Enfin, c’est sur le volet des transitions professionnelles que l’équipe CFDT souhaiterait des éclaircissements et la garantie d’un plan d’accompagnement. « Mais, là encore, nous sommes dans le flou total. On nous avait parlé d’une école de l’hydrogène censée former les personnels. La direction a dû communiquer une ou deux fois dessus, et puis plus rien », dénonce Annick Antoni, élue au CSE et représentant syndical au CSE central, par ailleurs ingénieur au laboratoire de Bavans. Or les métiers liés à l’échappement et ceux liés à l’hydrogène n’ont rien à voir. « Ce n’est pas juste une adaptation à la marge. Il faut oublier tous nos repères et tout réapprendre, repartir de zéro. Cela s’accompagne pour certains salariés d’une impression de déclassement de leur expertise », souligne Annick. Ce qui n’aide pas les salariés à vouloir se reconvertir et, au contraire, provoque des résistances.
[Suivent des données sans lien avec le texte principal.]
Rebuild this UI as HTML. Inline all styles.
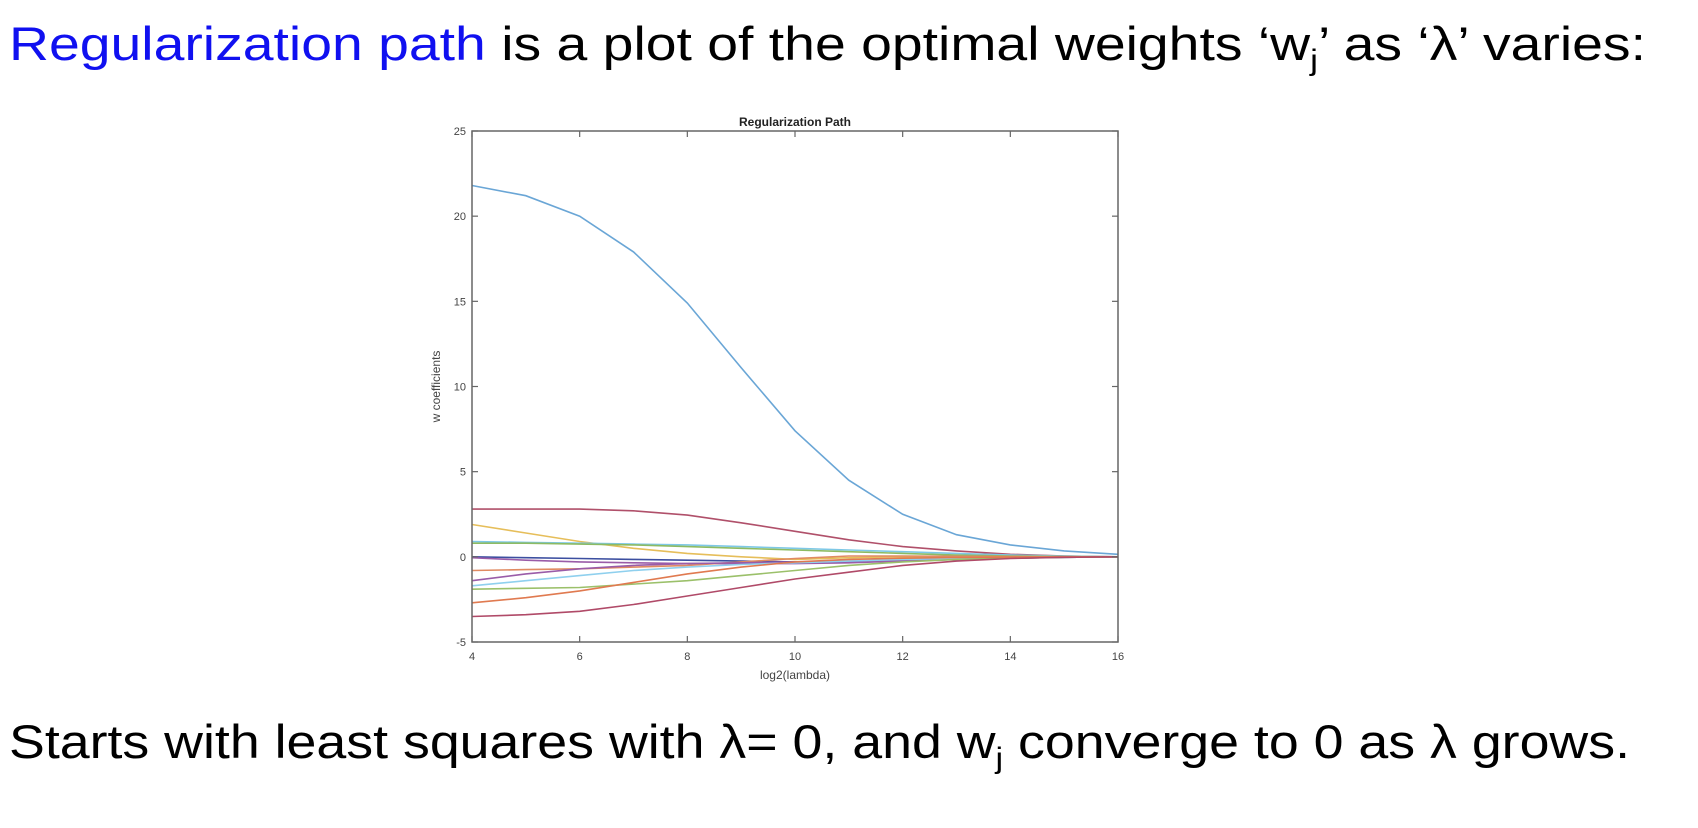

“Ou tu chômes ou tu vas au H2”

À cela s’ajoute une énième difficulté : d’ici à l’été, la direction a annoncé vouloir créer une nouvelle entité juridique dédiée à l’activité hydrogène. Elle a donc demandé aux salariés de se prononcer : soit être muté dans la nouvelle entité, et donc « passer à 100 % à l’hydrogène », soit rester dans l’activité échappement, sachant qu’elle est sur le déclin, avec déjà des périodes de chômage technique imposées aux personnels. Un dilemme proprement cornélien. « Nous sommes parfois interpellés par les salariés sur le choix à faire. Ils ne savent pas trop, hésitent à franchir le pas. Mais comment les conseiller ? », reconnaît Mohamed. Dans ce climat d’incertitude, « nous avons beaucoup de démissions, y compris de salariés qui travaillent sur l’hydrogène », souligne Annick.

On le voit, la réussite du processus de transition nécessite un dialogue social de qualité, et de la confiance entre les acteurs. L’enjeu est absolument colossal. Et, pour cela, la CFDT revendique une place d’acteur de référence, pas un strapontin. Il est temps que la direction de FSE l’entende.